The wines are fabulous, especially Lustros, a single-estate blend of Xarello and Macabeo that spends over 80 months on lees. At José Pizarro’s marvellous eponymous Bermondsey restaurant, I drank the 2015 with lemon ice cream and caramelised lemon peel. The dessert brings out the citrus undertones in the wine, definitively scotching the idea that bone-dry sparkling wine can’t work with dessert.
Gramona was the first Cava (as it was then called) that I fell in love with, long ago, but neither this nor the Mas de Serral is the oldest I have tried. Ten years after my father’s death I opened, with anticipatory regret, a bottle of Juvé & Camps Gran Reserva, accidentally kept for 20 years. I thought it would be sad and probably flat, but maybe useful for cooking. Instead, it was a revelation. My nose filled with the perfume of white flowers, while in the mouth it was bready and rich, the bubbles still vivacious after all that time.
I can name many other wonderful sparkling wines from this region; what I can’t do is group them together. And this is the real problem. Raventós has left the Cava DO and dreams of official recognition for his chosen name, the slightly unwieldy Conca del Riu Anoia (Anoia River Basin). Several of his neighbours have also quit the appellation, choosing the slightly catchier designation Corpinnat (the heart of Penedès) — Gramona is one of them, as is Recaredo, another excellent biodynamic producer whose Turó d’En Mota cuvée is as admired as many Grand Cru burgundies. To answer to either designation, the wines must be made here, in the Anoia valley, which is not true of Cava. Juvé & Camps has, nonetheless, stuck with the Cava DO, as has Sumarroca, maker of a quartet of complex and delicious single-vineyard wines under its Nuria Claverol label.

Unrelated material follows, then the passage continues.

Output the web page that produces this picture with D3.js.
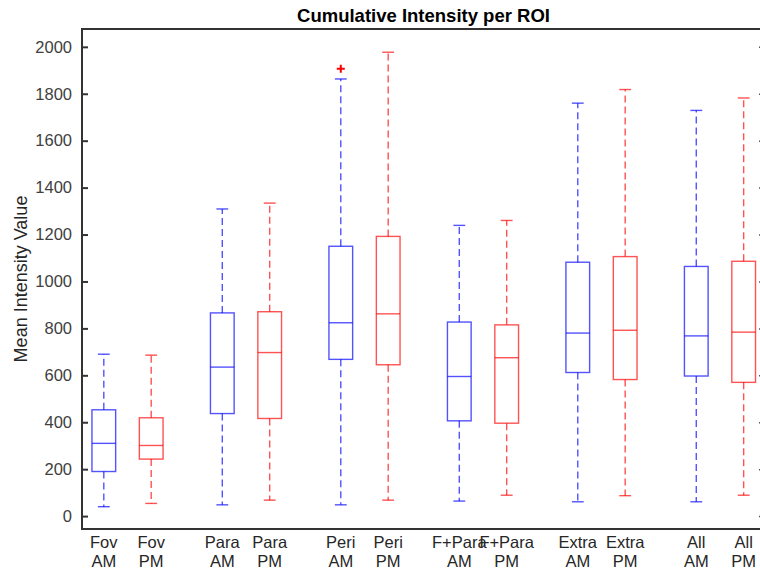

These winemakers are all within a circumference of less than five miles; they have so much in common and so many uniquely beautiful wines between them. If only they would agree to be called one thing, they would make wine-lovers’ lives so much simpler, no matter how complicated their ultimate choice of name. Still, I won’t let the multiple monikers put me off: after all, it is what’s in the glass that counts.